Dynamic-Memory Event-Triggered H∞ Load Frequency Control for Reconstructed Switched Model of Power Systems Under Hybrid Attacks

In this work, a novel dynamic-memory event-triggered H∞ load frequency control (LFC) approach for the power system is proposed considering the existence of hybrid attacks. A dynamic-memory event-triggered mechanism (DMETM) is first presented under denial-of-service (DoS) attacks to reduce the occupation of network communication bandwidth. Different from the existing event-triggered mechanisms (ETMs), the superiority of DMETM is that not only the past transmitted packets can be utilized but also the amount of utilized packets can be adjusted according to the state error of the power system. Then, the general LFC model of the power system is reconstructed as a switched system on account of the existence of DoS attacks and deception attacks.

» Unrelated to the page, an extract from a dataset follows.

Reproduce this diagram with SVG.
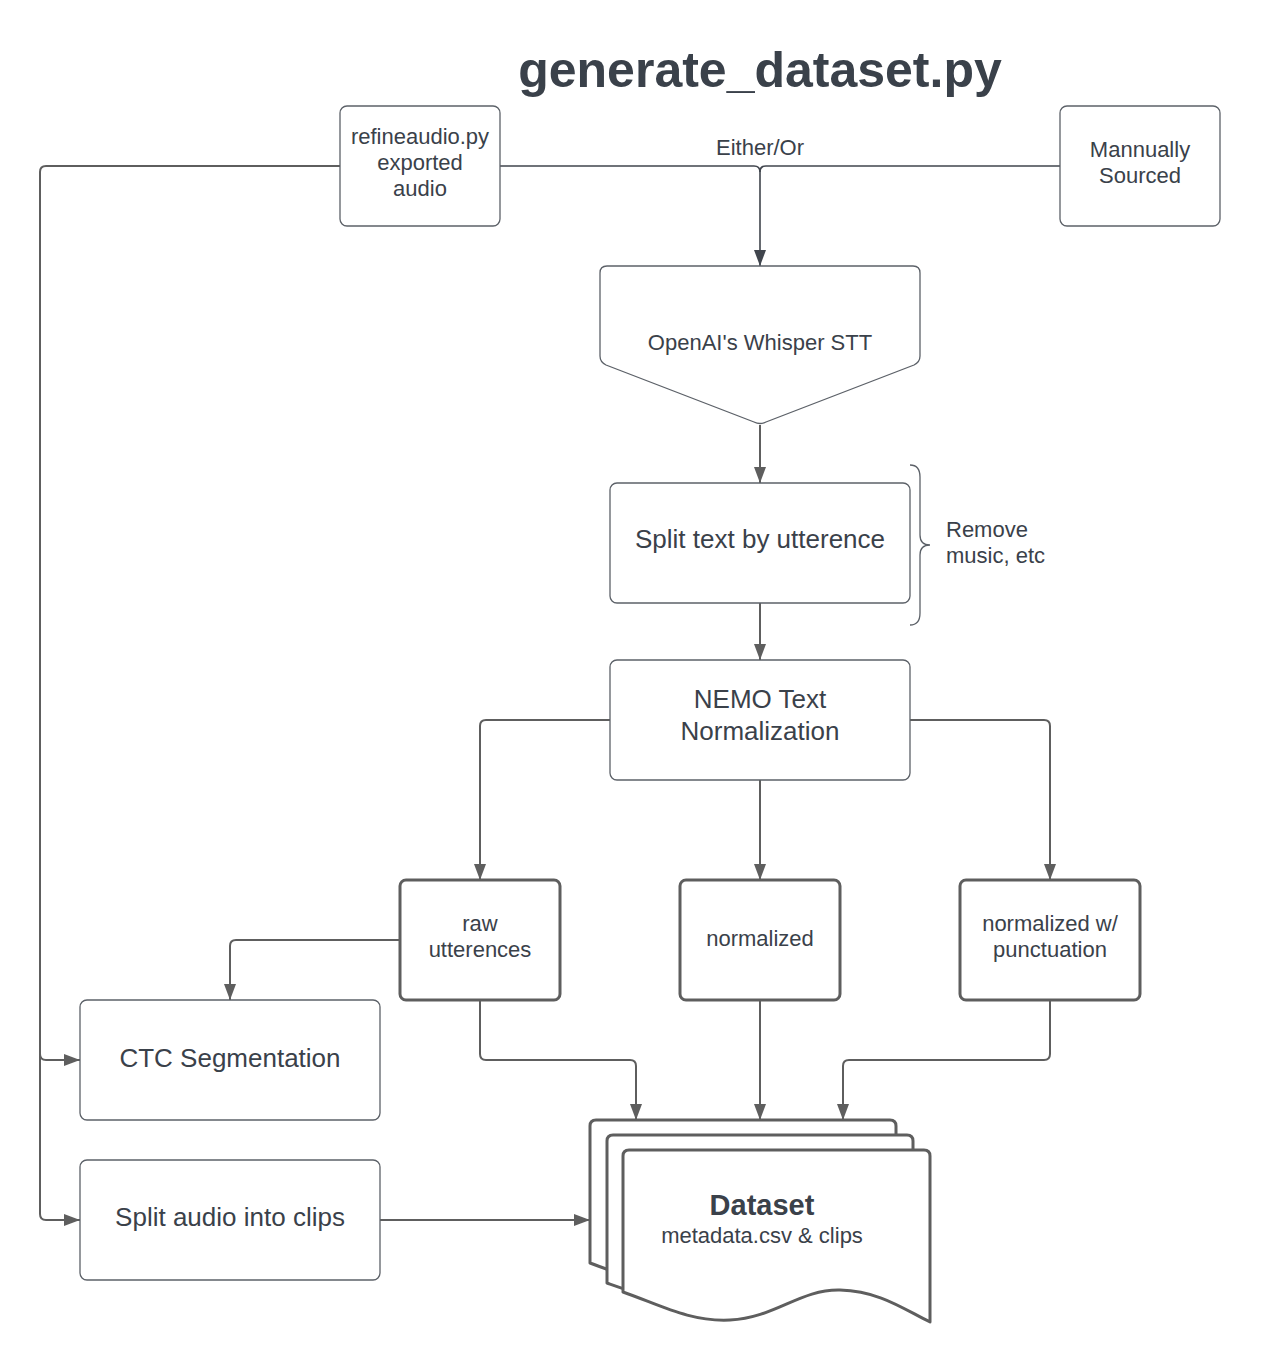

Based on the reconstructed switched model, an exponentially mean-square stability criterion with an H∞ performance index is derived by constructing appropriate Lyapunov-Krasovskii functionals (LKFs). Furthermore, the DMETM controllers and event-triggered weighting matrices can be obtained by solving the relevant linear matrix inequalities (LMIs). Finally, some illustrated examples are presented to demonstrate the feasibility and effectiveness of the approach proposed.